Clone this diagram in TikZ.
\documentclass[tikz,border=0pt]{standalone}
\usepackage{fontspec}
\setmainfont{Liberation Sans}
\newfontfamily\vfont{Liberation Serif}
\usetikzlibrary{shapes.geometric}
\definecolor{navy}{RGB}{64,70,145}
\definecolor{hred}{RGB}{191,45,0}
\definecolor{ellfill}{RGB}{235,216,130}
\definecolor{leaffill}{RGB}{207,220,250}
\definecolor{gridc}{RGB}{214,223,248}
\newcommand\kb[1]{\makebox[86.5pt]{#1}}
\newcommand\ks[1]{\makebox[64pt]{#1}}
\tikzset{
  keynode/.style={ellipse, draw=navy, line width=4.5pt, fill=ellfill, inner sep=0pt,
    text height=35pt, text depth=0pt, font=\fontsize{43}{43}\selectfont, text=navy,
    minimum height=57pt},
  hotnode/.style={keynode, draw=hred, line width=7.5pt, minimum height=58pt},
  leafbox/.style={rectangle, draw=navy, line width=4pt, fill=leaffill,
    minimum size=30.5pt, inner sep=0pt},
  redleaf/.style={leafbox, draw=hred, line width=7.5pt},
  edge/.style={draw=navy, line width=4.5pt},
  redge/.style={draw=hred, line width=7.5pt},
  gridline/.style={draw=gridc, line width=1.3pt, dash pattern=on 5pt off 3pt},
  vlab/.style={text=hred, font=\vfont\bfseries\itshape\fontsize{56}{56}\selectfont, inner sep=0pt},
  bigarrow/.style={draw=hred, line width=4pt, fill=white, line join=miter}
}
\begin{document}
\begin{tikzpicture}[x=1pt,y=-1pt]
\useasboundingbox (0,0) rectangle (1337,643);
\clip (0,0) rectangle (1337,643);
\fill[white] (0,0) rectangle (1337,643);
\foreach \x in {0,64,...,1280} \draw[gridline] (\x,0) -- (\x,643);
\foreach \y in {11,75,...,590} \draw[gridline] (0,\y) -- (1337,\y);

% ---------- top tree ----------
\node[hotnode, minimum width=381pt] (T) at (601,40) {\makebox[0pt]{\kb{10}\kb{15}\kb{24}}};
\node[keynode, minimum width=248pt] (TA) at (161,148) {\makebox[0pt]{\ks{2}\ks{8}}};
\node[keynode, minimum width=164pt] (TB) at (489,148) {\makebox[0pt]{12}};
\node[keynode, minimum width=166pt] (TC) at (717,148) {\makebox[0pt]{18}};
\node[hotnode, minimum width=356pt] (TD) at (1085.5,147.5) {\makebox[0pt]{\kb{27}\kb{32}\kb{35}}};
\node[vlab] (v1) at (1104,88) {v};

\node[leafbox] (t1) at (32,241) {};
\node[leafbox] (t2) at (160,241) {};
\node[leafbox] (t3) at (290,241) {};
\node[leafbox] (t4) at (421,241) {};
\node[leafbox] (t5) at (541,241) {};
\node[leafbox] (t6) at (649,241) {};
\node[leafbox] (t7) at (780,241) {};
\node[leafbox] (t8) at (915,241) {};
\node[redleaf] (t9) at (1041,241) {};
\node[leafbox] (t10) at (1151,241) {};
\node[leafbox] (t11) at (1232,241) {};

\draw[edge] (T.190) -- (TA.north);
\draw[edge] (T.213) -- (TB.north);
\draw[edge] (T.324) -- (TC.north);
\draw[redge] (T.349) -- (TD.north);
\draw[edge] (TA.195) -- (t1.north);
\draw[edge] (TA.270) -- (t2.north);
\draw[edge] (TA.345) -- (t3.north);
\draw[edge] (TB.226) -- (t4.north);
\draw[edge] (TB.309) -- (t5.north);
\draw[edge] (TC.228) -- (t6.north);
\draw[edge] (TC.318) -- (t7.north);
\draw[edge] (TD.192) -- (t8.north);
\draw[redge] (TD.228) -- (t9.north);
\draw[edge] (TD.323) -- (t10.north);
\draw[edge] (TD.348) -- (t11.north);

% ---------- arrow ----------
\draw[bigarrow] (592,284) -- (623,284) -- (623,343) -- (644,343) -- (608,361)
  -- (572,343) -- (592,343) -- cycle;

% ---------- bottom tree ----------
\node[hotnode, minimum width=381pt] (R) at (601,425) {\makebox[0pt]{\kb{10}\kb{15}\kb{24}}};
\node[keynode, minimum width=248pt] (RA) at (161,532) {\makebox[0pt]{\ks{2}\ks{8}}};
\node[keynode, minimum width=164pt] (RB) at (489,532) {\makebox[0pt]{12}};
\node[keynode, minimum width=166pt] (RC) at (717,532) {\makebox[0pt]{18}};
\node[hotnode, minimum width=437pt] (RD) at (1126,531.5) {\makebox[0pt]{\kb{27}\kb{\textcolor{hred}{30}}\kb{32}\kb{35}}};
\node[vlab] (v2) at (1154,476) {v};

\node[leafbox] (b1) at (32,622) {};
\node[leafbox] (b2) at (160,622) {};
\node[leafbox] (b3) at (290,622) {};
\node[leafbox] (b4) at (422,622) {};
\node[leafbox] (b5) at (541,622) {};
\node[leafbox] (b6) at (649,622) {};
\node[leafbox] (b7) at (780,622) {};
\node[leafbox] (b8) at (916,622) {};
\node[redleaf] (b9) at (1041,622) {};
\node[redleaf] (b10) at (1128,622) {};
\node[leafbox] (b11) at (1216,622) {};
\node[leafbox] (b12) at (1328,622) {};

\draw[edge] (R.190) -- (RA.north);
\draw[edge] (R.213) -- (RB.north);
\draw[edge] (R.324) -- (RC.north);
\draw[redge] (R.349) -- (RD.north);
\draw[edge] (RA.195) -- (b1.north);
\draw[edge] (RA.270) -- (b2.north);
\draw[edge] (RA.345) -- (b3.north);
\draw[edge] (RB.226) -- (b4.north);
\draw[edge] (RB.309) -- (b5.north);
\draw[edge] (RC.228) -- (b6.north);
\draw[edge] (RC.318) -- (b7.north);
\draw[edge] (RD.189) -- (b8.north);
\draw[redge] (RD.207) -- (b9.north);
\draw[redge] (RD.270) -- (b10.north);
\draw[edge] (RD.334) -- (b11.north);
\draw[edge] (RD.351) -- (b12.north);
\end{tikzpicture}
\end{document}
______________________________
WHAT TO DO: Word for word, restate all of the data shown above.

SOLUTION TO THIS EXERCISE:
Clone this diagram in TikZ.
\documentclass[tikz,border=0pt]{standalone}
\usepackage{fontspec}
\setmainfont{Liberation Sans}
\newfontfamily\vfont{Liberation Serif}
\usetikzlibrary{shapes.geometric}
\definecolor{navy}{RGB}{64,70,145}
\definecolor{hred}{RGB}{191,45,0}
\definecolor{ellfill}{RGB}{235,216,130}
\definecolor{leaffill}{RGB}{207,220,250}
\definecolor{gridc}{RGB}{214,223,248}
\newcommand\kb[1]{\makebox[86.5pt]{#1}}
\newcommand\ks[1]{\makebox[64pt]{#1}}
\tikzset{
  keynode/.style={ellipse, draw=navy, line width=4.5pt, fill=ellfill, inner sep=0pt,
    text height=35pt, text depth=0pt, font=\fontsize{43}{43}\selectfont, text=navy,
    minimum height=57pt},
  hotnode/.style={keynode, draw=hred, line width=7.5pt, minimum height=58pt},
  leafbox/.style={rectangle, draw=navy, line width=4pt, fill=leaffill,
    minimum size=30.5pt, inner sep=0pt},
  redleaf/.style={leafbox, draw=hred, line width=7.5pt},
  edge/.style={draw=navy, line width=4.5pt},
  redge/.style={draw=hred, line width=7.5pt},
  gridline/.style={draw=gridc, line width=1.3pt, dash pattern=on 5pt off 3pt},
  vlab/.style={text=hred, font=\vfont\bfseries\itshape\fontsize{56}{56}\selectfont, inner sep=0pt},
  bigarrow/.style={draw=hred, line width=4pt, fill=white, line join=miter}
}
\begin{document}
\begin{tikzpicture}[x=1pt,y=-1pt]
\useasboundingbox (0,0) rectangle (1337,643);
\clip (0,0) rectangle (1337,643);
\fill[white] (0,0) rectangle (1337,643);
\foreach \x in {0,64,...,1280} \draw[gridline] (\x,0) -- (\x,643);
\foreach \y in {11,75,...,590} \draw[gridline] (0,\y) -- (1337,\y);

% ---------- top tree ----------
\node[hotnode, minimum width=381pt] (T) at (601,40) {\makebox[0pt]{\kb{10}\kb{15}\kb{24}}};
\node[keynode, minimum width=248pt] (TA) at (161,148) {\makebox[0pt]{\ks{2}\ks{8}}};
\node[keynode, minimum width=164pt] (TB) at (489,148) {\makebox[0pt]{12}};
\node[keynode, minimum width=166pt] (TC) at (717,148) {\makebox[0pt]{18}};
\node[hotnode, minimum width=356pt] (TD) at (1085.5,147.5) {\makebox[0pt]{\kb{27}\kb{32}\kb{35}}};
\node[vlab] (v1) at (1104,88) {v};

\node[leafbox] (t1) at (32,241) {};
\node[leafbox] (t2) at (160,241) {};
\node[leafbox] (t3) at (290,241) {};
\node[leafbox] (t4) at (421,241) {};
\node[leafbox] (t5) at (541,241) {};
\node[leafbox] (t6) at (649,241) {};
\node[leafbox] (t7) at (780,241) {};
\node[leafbox] (t8) at (915,241) {};
\node[redleaf] (t9) at (1041,241) {};
\node[leafbox] (t10) at (1151,241) {};
\node[leafbox] (t11) at (1232,241) {};

\draw[edge] (T.190) -- (TA.north);
\draw[edge] (T.213) -- (TB.north);
\draw[edge] (T.324) -- (TC.north);
\draw[redge] (T.349) -- (TD.north);
\draw[edge] (TA.195) -- (t1.north);
\draw[edge] (TA.270) -- (t2.north);
\draw[edge] (TA.345) -- (t3.north);
\draw[edge] (TB.226) -- (t4.north);
\draw[edge] (TB.309) -- (t5.north);
\draw[edge] (TC.228) -- (t6.north);
\draw[edge] (TC.318) -- (t7.north);
\draw[edge] (TD.192) -- (t8.north);
\draw[redge] (TD.228) -- (t9.north);
\draw[edge] (TD.323) -- (t10.north);
\draw[edge] (TD.348) -- (t11.north);

% ---------- arrow ----------
\draw[bigarrow] (592,284) -- (623,284) -- (623,343) -- (644,343) -- (608,361)
  -- (572,343) -- (592,343) -- cycle;

% ---------- bottom tree ----------
\node[hotnode, minimum width=381pt] (R) at (601,425) {\makebox[0pt]{\kb{10}\kb{15}\kb{24}}};
\node[keynode, minimum width=248pt] (RA) at (161,532) {\makebox[0pt]{\ks{2}\ks{8}}};
\node[keynode, minimum width=164pt] (RB) at (489,532) {\makebox[0pt]{12}};
\node[keynode, minimum width=166pt] (RC) at (717,532) {\makebox[0pt]{18}};
\node[hotnode, minimum width=437pt] (RD) at (1126,531.5) {\makebox[0pt]{\kb{27}\kb{\textcolor{hred}{30}}\kb{32}\kb{35}}};
\node[vlab] (v2) at (1154,476) {v};

\node[leafbox] (b1) at (32,622) {};
\node[leafbox] (b2) at (160,622) {};
\node[leafbox] (b3) at (290,622) {};
\node[leafbox] (b4) at (422,622) {};
\node[leafbox] (b5) at (541,622) {};
\node[leafbox] (b6) at (649,622) {};
\node[leafbox] (b7) at (780,622) {};
\node[leafbox] (b8) at (916,622) {};
\node[redleaf] (b9) at (1041,622) {};
\node[redleaf] (b10) at (1128,622) {};
\node[leafbox] (b11) at (1216,622) {};
\node[leafbox] (b12) at (1328,622) {};

\draw[edge] (R.190) -- (RA.north);
\draw[edge] (R.213) -- (RB.north);
\draw[edge] (R.324) -- (RC.north);
\draw[redge] (R.349) -- (RD.north);
\draw[edge] (RA.195) -- (b1.north);
\draw[edge] (RA.270) -- (b2.north);
\draw[edge] (RA.345) -- (b3.north);
\draw[edge] (RB.226) -- (b4.north);
\draw[edge] (RB.309) -- (b5.north);
\draw[edge] (RC.228) -- (b6.north);
\draw[edge] (RC.318) -- (b7.north);
\draw[edge] (RD.189) -- (b8.north);
\draw[redge] (RD.207) -- (b9.north);
\draw[redge] (RD.270) -- (b10.north);
\draw[edge] (RD.334) -- (b11.north);
\draw[edge] (RD.351) -- (b12.north);
\end{tikzpicture}
\end{document}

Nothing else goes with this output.